__Exercise prompt__: Reply only with how many lines contain the word "this".

__Records shown__:
----
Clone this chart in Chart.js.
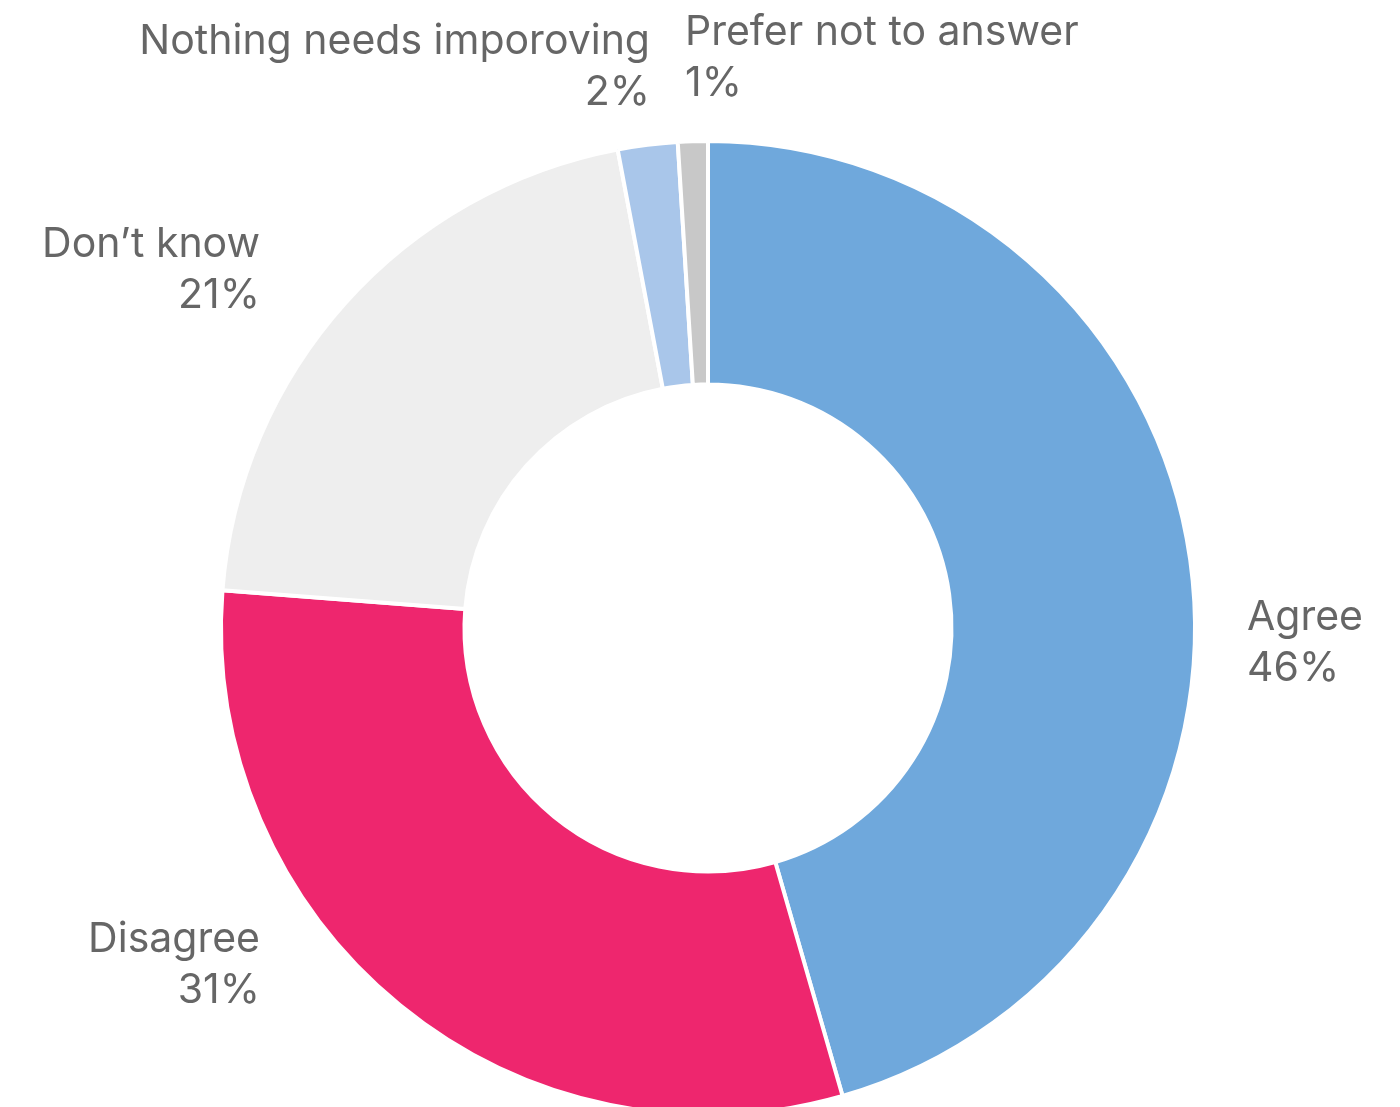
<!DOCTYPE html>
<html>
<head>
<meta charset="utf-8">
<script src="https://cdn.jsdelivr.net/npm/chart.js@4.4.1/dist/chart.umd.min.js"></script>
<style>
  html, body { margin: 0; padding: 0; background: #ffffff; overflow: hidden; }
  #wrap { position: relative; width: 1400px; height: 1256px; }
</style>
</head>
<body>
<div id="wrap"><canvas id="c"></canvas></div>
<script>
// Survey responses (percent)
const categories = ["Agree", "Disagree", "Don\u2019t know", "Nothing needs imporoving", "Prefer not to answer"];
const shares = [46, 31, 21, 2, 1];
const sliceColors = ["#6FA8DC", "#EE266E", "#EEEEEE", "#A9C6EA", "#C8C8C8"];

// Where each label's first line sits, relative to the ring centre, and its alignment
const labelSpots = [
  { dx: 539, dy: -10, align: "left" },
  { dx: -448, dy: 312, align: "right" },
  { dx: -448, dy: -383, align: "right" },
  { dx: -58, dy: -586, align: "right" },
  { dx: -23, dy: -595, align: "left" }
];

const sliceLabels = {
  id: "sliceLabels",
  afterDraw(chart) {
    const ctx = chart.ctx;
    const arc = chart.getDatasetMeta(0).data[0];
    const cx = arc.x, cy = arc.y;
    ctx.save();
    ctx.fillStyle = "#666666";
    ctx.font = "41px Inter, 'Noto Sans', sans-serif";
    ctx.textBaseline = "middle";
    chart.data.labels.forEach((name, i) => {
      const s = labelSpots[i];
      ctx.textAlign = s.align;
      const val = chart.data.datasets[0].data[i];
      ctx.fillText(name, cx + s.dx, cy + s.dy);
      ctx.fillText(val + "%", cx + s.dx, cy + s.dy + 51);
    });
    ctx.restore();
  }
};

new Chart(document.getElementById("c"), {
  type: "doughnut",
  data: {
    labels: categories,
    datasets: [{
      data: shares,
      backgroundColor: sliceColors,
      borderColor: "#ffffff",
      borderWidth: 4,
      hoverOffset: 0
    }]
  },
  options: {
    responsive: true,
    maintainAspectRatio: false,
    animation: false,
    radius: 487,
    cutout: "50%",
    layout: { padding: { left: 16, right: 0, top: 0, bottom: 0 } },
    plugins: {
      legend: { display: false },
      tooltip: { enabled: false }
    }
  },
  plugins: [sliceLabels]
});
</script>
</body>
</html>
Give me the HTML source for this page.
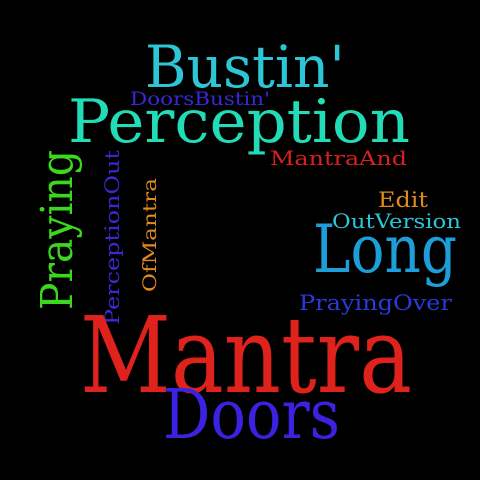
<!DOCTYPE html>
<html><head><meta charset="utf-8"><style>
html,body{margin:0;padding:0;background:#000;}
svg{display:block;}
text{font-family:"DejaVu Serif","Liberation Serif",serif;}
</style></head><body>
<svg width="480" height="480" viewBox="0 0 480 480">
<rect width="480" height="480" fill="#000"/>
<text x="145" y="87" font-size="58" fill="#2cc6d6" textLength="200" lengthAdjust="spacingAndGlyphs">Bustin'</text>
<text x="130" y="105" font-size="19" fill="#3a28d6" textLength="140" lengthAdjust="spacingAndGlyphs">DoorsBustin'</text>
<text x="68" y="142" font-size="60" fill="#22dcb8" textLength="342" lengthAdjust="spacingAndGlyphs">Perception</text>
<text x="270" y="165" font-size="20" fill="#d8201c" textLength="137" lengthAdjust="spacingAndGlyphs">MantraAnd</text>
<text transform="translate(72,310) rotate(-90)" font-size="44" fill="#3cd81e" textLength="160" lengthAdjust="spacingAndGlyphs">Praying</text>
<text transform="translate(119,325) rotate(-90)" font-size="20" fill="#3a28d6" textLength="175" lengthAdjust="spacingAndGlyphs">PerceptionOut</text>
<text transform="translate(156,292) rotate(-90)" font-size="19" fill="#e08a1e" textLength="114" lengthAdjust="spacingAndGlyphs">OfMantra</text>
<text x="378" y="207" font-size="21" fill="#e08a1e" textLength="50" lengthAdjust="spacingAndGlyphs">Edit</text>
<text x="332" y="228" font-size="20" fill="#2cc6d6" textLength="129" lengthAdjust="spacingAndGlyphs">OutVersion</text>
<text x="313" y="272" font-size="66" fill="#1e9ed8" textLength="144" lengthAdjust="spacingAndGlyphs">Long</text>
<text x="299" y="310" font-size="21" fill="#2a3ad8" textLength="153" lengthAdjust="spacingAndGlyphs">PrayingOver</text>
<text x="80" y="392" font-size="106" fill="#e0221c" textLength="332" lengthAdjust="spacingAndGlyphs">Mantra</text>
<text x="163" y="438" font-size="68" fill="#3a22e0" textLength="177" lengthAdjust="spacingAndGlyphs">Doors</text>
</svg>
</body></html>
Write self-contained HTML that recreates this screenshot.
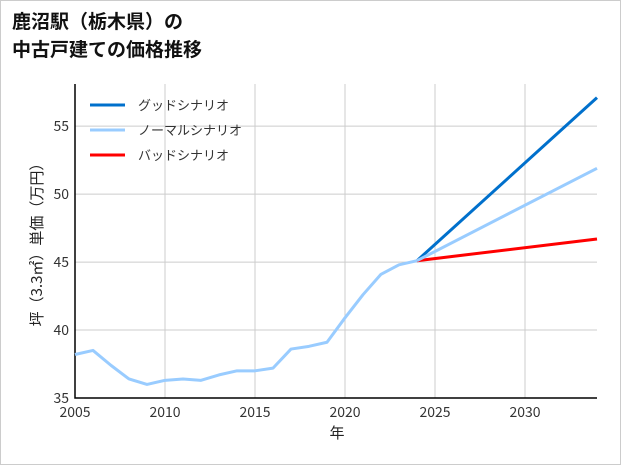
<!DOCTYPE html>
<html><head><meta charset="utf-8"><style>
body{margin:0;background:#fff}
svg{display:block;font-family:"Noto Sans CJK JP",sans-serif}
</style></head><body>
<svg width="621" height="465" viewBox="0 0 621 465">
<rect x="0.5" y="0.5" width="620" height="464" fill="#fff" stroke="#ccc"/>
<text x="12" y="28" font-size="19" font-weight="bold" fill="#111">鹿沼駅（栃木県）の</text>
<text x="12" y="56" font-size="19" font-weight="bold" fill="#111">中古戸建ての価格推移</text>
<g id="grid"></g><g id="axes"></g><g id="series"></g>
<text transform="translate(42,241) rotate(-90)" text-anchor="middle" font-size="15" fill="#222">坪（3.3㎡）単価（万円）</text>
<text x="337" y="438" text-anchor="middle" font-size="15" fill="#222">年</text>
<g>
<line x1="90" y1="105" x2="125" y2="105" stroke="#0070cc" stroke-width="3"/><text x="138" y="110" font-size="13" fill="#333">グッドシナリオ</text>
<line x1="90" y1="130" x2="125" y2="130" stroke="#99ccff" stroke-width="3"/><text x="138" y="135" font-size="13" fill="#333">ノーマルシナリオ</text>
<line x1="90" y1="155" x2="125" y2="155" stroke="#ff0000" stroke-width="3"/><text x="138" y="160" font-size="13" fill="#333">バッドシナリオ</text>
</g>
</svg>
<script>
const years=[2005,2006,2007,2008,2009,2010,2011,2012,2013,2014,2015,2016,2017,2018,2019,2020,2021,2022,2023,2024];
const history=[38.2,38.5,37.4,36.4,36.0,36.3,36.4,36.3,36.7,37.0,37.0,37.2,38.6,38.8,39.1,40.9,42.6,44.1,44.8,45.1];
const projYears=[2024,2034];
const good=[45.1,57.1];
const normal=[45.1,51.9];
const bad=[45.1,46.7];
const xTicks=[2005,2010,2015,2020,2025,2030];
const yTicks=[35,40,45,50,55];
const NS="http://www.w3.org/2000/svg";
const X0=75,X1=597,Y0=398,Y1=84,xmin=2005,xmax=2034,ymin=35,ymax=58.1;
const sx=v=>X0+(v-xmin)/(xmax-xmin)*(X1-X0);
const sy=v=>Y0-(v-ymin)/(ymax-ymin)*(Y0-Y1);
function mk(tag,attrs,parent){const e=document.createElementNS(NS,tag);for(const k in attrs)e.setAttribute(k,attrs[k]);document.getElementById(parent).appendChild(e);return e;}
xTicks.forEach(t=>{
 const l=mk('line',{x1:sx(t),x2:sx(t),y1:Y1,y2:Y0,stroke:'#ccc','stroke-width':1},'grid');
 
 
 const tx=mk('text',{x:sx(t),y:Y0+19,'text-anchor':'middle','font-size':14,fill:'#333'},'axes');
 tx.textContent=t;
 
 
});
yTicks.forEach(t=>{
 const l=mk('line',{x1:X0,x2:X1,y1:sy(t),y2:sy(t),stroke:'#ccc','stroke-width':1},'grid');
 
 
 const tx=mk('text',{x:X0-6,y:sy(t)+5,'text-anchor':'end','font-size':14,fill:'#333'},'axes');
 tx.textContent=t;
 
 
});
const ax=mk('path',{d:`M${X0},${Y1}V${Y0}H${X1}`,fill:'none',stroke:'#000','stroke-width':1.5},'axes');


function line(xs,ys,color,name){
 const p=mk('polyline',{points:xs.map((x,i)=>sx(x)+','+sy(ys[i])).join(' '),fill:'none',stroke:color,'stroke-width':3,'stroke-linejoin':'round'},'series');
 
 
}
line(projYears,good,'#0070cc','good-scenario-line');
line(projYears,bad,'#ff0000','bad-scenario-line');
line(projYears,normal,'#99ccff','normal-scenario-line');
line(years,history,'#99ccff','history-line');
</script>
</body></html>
----
__Written solution__: 3